Data extract:
<<<<

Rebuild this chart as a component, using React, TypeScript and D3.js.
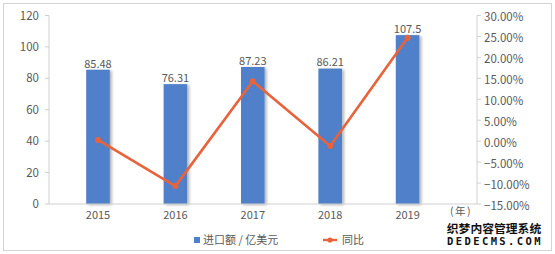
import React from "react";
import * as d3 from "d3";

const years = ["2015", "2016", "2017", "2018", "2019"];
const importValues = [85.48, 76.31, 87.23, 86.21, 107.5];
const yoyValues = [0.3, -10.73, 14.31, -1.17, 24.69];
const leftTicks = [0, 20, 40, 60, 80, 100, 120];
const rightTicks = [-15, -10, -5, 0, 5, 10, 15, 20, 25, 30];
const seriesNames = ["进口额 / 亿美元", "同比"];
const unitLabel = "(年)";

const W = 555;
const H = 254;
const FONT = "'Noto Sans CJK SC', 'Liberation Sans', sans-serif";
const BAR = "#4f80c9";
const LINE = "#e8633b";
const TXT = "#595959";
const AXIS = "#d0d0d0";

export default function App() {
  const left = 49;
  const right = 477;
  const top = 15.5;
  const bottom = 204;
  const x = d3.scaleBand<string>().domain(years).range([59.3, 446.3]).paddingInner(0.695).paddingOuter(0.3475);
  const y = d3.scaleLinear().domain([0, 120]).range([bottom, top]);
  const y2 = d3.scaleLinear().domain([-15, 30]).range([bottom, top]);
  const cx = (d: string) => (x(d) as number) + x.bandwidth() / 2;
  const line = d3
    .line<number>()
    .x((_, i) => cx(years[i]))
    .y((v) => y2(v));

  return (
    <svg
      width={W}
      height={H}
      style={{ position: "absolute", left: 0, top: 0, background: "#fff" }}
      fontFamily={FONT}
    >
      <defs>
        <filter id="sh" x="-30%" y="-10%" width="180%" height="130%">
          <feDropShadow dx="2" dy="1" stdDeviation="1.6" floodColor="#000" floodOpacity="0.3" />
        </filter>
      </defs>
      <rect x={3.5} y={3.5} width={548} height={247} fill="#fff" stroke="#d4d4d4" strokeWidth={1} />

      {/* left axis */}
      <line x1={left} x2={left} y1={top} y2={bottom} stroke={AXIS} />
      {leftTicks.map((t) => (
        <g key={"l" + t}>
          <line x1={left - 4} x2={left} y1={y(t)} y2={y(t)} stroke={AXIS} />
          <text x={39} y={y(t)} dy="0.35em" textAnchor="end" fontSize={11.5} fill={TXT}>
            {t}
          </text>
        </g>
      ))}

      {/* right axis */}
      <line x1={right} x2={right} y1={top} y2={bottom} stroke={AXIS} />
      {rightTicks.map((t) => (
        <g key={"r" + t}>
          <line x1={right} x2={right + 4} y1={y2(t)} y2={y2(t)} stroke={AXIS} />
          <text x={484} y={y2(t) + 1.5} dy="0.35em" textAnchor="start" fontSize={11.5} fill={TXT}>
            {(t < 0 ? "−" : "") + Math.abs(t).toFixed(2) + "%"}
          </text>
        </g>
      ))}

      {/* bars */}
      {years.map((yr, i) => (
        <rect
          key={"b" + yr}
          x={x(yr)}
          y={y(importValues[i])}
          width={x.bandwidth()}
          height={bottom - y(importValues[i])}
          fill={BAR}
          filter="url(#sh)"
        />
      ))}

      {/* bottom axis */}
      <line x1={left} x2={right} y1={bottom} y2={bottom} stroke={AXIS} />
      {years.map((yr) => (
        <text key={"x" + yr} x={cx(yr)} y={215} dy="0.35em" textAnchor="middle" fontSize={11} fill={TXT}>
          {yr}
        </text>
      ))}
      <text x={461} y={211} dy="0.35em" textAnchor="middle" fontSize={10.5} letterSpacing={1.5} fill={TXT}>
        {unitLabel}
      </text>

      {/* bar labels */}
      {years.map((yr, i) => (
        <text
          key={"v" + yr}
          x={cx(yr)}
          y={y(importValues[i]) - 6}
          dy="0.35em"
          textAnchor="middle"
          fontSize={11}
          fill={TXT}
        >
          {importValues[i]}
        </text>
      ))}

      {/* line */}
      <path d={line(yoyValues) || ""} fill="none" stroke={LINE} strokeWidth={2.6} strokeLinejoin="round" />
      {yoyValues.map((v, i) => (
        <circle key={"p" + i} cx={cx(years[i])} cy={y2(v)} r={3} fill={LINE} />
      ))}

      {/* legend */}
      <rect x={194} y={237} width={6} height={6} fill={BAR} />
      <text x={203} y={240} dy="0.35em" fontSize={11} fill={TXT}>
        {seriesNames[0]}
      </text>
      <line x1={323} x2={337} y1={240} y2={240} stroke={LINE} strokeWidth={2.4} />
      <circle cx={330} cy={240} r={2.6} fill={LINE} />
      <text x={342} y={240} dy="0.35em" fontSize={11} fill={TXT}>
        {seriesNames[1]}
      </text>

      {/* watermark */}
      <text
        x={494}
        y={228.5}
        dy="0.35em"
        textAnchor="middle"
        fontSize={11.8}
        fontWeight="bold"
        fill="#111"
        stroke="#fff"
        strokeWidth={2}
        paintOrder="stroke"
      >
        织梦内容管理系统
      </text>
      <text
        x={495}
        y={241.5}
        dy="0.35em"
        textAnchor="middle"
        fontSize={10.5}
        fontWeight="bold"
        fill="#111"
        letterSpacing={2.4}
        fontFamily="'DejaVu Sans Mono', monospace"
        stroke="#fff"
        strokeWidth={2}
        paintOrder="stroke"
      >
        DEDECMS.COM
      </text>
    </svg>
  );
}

>>>>

Exercise goal:
Leaving out the pictures, repeat the data above exactly.

Correct response:
Rebuild this chart as a component, using React, TypeScript and D3.js.
import React from "react";
import * as d3 from "d3";

const years = ["2015", "2016", "2017", "2018", "2019"];
const importValues = [85.48, 76.31, 87.23, 86.21, 107.5];
const yoyValues = [0.3, -10.73, 14.31, -1.17, 24.69];
const leftTicks = [0, 20, 40, 60, 80, 100, 120];
const rightTicks = [-15, -10, -5, 0, 5, 10, 15, 20, 25, 30];
const seriesNames = ["进口额 / 亿美元", "同比"];
const unitLabel = "(年)";

const W = 555;
const H = 254;
const FONT = "'Noto Sans CJK SC', 'Liberation Sans', sans-serif";
const BAR = "#4f80c9";
const LINE = "#e8633b";
const TXT = "#595959";
const AXIS = "#d0d0d0";

export default function App() {
  const left = 49;
  const right = 477;
  const top = 15.5;
  const bottom = 204;
  const x = d3.scaleBand<string>().domain(years).range([59.3, 446.3]).paddingInner(0.695).paddingOuter(0.3475);
  const y = d3.scaleLinear().domain([0, 120]).range([bottom, top]);
  const y2 = d3.scaleLinear().domain([-15, 30]).range([bottom, top]);
  const cx = (d: string) => (x(d) as number) + x.bandwidth() / 2;
  const line = d3
    .line<number>()
    .x((_, i) => cx(years[i]))
    .y((v) => y2(v));

  return (
    <svg
      width={W}
      height={H}
      style={{ position: "absolute", left: 0, top: 0, background: "#fff" }}
      fontFamily={FONT}
    >
      <defs>
        <filter id="sh" x="-30%" y="-10%" width="180%" height="130%">
          <feDropShadow dx="2" dy="1" stdDeviation="1.6" floodColor="#000" floodOpacity="0.3" />
        </filter>
      </defs>
      <rect x={3.5} y={3.5} width={548} height={247} fill="#fff" stroke="#d4d4d4" strokeWidth={1} />

      {/* left axis */}
      <line x1={left} x2={left} y1={top} y2={bottom} stroke={AXIS} />
      {leftTicks.map((t) => (
        <g key={"l" + t}>
          <line x1={left - 4} x2={left} y1={y(t)} y2={y(t)} stroke={AXIS} />
          <text x={39} y={y(t)} dy="0.35em" textAnchor="end" fontSize={11.5} fill={TXT}>
            {t}
          </text>
        </g>
      ))}

      {/* right axis */}
      <line x1={right} x2={right} y1={top} y2={bottom} stroke={AXIS} />
      {rightTicks.map((t) => (
        <g key={"r" + t}>
          <line x1={right} x2={right + 4} y1={y2(t)} y2={y2(t)} stroke={AXIS} />
          <text x={484} y={y2(t) + 1.5} dy="0.35em" textAnchor="start" fontSize={11.5} fill={TXT}>
            {(t < 0 ? "−" : "") + Math.abs(t).toFixed(2) + "%"}
          </text>
        </g>
      ))}

      {/* bars */}
      {years.map((yr, i) => (
        <rect
          key={"b" + yr}
          x={x(yr)}
          y={y(importValues[i])}
          width={x.bandwidth()}
          height={bottom - y(importValues[i])}
          fill={BAR}
          filter="url(#sh)"
        />
      ))}

      {/* bottom axis */}
      <line x1={left} x2={right} y1={bottom} y2={bottom} stroke={AXIS} />
      {years.map((yr) => (
        <text key={"x" + yr} x={cx(yr)} y={215} dy="0.35em" textAnchor="middle" fontSize={11} fill={TXT}>
          {yr}
        </text>
      ))}
      <text x={461} y={211} dy="0.35em" textAnchor="middle" fontSize={10.5} letterSpacing={1.5} fill={TXT}>
        {unitLabel}
      </text>

      {/* bar labels */}
      {years.map((yr, i) => (
        <text
          key={"v" + yr}
          x={cx(yr)}
          y={y(importValues[i]) - 6}
          dy="0.35em"
          textAnchor="middle"
          fontSize={11}
          fill={TXT}
        >
          {importValues[i]}
        </text>
      ))}

      {/* line */}
      <path d={line(yoyValues) || ""} fill="none" stroke={LINE} strokeWidth={2.6} strokeLinejoin="round" />
      {yoyValues.map((v, i) => (
        <circle key={"p" + i} cx={cx(years[i])} cy={y2(v)} r={3} fill={LINE} />
      ))}

      {/* legend */}
      <rect x={194} y={237} width={6} height={6} fill={BAR} />
      <text x={203} y={240} dy="0.35em" fontSize={11} fill={TXT}>
        {seriesNames[0]}
      </text>
      <line x1={323} x2={337} y1={240} y2={240} stroke={LINE} strokeWidth={2.4} />
      <circle cx={330} cy={240} r={2.6} fill={LINE} />
      <text x={342} y={240} dy="0.35em" fontSize={11} fill={TXT}>
        {seriesNames[1]}
      </text>

      {/* watermark */}
      <text
        x={494}
        y={228.5}
        dy="0.35em"
        textAnchor="middle"
        fontSize={11.8}
        fontWeight="bold"
        fill="#111"
        stroke="#fff"
        strokeWidth={2}
        paintOrder="stroke"
      >
        织梦内容管理系统
      </text>
      <text
        x={495}
        y={241.5}
        dy="0.35em"
        textAnchor="middle"
        fontSize={10.5}
        fontWeight="bold"
        fill="#111"
        letterSpacing={2.4}
        fontFamily="'DejaVu Sans Mono', monospace"
        stroke="#fff"
        strokeWidth={2}
        paintOrder="stroke"
      >
        DEDECMS.COM
      </text>
    </svg>
  );
}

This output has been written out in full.